Anabelle Colaco
11 Feb 2026, 14:51 GMT+10
TOKYO, Japan: Honda Motor Co. posted a sharp decline in profit for the nine months through December, underscoring the growing pressure on Japanese automakers from U.S. trade policy shifts and a cooling electric-vehicle market.
Tokyo-based Honda reported a profit of 465.4 billion yen (US$3 billion) for the period, down 42 percent from 805.2 billion yen a year earlier. It marked the second consecutive year of profit declines over the same nine-month span for the maker of the Accord sedan, Civic compact, and Odyssey minivan.
Sales during the period fell 2.2 percent to 15.98 trillion yen ($102.6 billion). Despite the downturn, Honda maintained its full-year profit forecast of 300 billion yen ($1.9 billion).
Honda cited several headwinds, including slowing demand for electric vehicles in the U.S. market. That weakness offset stronger performance in its motorcycle business, which the company said helped cushion the broader impact on earnings.
Reflecting changing market conditions, Honda lowered its global EV sales ratio target for 2030 to 20 percent, down from a previous goal of 30 percent. The automaker also said it has canceled development of some electric vehicle models, acknowledging that the EV market was evolving faster than expected.
Policy changes in the United States have added to the pressure. The Trump administration has rolled back programs that encouraged the adoption of electric vehicles during the Biden administration, favoring oil and gas production instead. While President Donald Trump reduced tariffs on automobiles and auto parts to 15 percent from an earlier proposed 25 percent last year, the levies continue to weigh on Japan's export-dependent economy.

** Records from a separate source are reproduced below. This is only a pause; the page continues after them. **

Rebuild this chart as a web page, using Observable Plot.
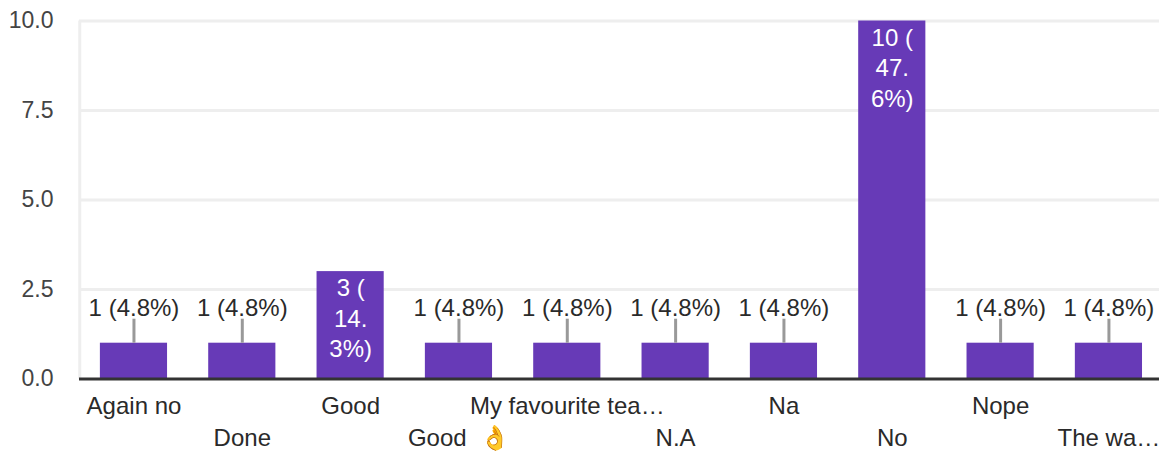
<!DOCTYPE html>
<html>
<head>
<meta charset="utf-8">
<script src="https://cdn.jsdelivr.net/npm/d3@7"></script>
<script src="https://cdn.jsdelivr.net/npm/@observablehq/plot@0.6"></script>
<style>html,body{margin:0;padding:0;background:#fff}svg{display:block}</style>
</head>
<body>
<div id="chart"></div>
<script>
const categories = ["Again no","Done","Good","Good  👌","My favourite tea…","N.A","Na","No","Nope","The wa…"];
const counts = [1,1,3,1,1,1,1,10,1,1];
const labels = ["1 (4.8%)","1 (4.8%)","3 (\n14.\n3%)","1 (4.8%)","1 (4.8%)","1 (4.8%)","1 (4.8%)","10 (\n47.\n6%)","1 (4.8%)","1 (4.8%)"];
const insideBar = [false,false,true,false,false,false,false,true,false,false];
const yTicks = [0,2.5,5,7.5,10];

const rows = categories.map((c,i)=>({c,v:counts[i],label:labels[i],inside:insideBar[i],row:i%2}));
const font = "'Liberation Sans', Arial, sans-serif";
const leader = 0.67;
const size = 24;

const plot = Plot.plot({
  width:1159, height:453,
  marginLeft:79, marginRight:0, marginTop:20.5, marginBottom:74.5,
  style:{fontFamily:font, fontSize:size+"px", background:"#fff"},
  x:{domain:categories, range:[79.3,1162.6], paddingInner:0.38, paddingOuter:0.19, round:false, axis:null},
  y:{domain:[0,10], axis:null},
  marks:[
    Plot.ruleY(yTicks.filter(t=>t>0),{stroke:"#eeeeee",strokeWidth:3}),
    Plot.ruleX([0],{x:()=>categories[0],dx:-54.2,y1:0,y2:10,stroke:"#eeeeee",strokeWidth:3}),
    Plot.axisY({ticks:yTicks,tickSize:0,tickPadding:26,tickFormat:d3.format(".1f"),label:null,fill:"#444",fontSize:23}),
    Plot.barY(rows,{x:"c",y:"v",fill:"#673ab7"}),
    Plot.ruleX(rows.filter(d=>!d.inside),{x:"c",y1:"v",y2:d=>d.v+leader,stroke:"#999",strokeWidth:3}),
    Plot.ruleY([0],{stroke:"#333",strokeWidth:3}),
    Plot.text(rows.filter(d=>!d.inside),{x:"c",y:"v",text:"label",dy:-35,fill:"#2a2a2a",fontSize:size}),
    Plot.text(rows.filter(d=>d.inside),{x:"c",y:"v",text:"label",lineAnchor:"top",lineHeight:1.27,dy:3,fill:"#fff",fontSize:size}),
    Plot.text(rows.filter(d=>d.row===0),{x:"c",y:()=>0,text:"c",dy:27,fill:"#2a2a2a",fontSize:size}),
    Plot.text(rows.filter(d=>d.row===1),{x:"c",y:()=>0,text:"c",dy:59,fill:"#2a2a2a",fontSize:size})
  ]
});
document.getElementById("chart").append(plot);
</script>
</body>
</html>
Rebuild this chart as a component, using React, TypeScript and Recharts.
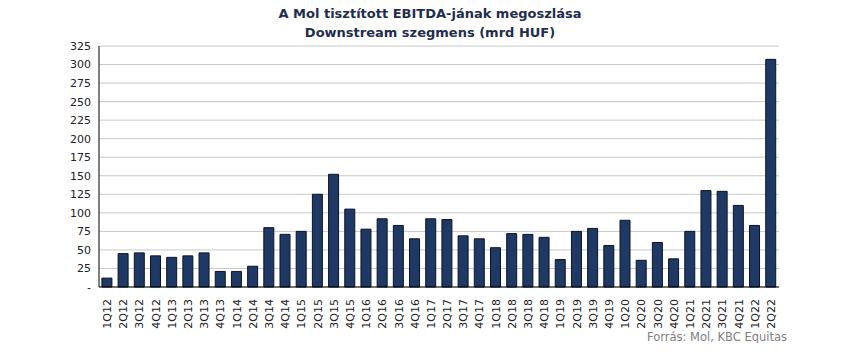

Japan has pledged $550 billion in investment in U.S. projects as part of broader economic cooperation, but tariffs remain a major challenge for automakers reliant on overseas sales.
Honda's struggles mirror those of its peers. Last week, Toyota Motor Corp., Japan's largest automaker, also reported a decline in recent profit and announced leadership changes, naming Chief Financial Officer Kenta Kon as its next chief executive and president.
The broader political backdrop in Japan has shifted as well. Prime Minister Sanae Takaichi, who took office in October as the country's first female leader, secured a landslide parliamentary election victory for the ruling party over the weekend. The result is expected to strengthen the Liberal Democratic Party's ability to advance policies that boost economic growth, including increased government spending on technology and defense.
Investors appeared encouraged by the wider market momentum. Honda shares rose 2.1 percent in trading on February 10, while Japan's Nikkei 225 index climbed 2.3 percent, extending record highs for a second consecutive session amid optimism linked to Takaichi's political standing.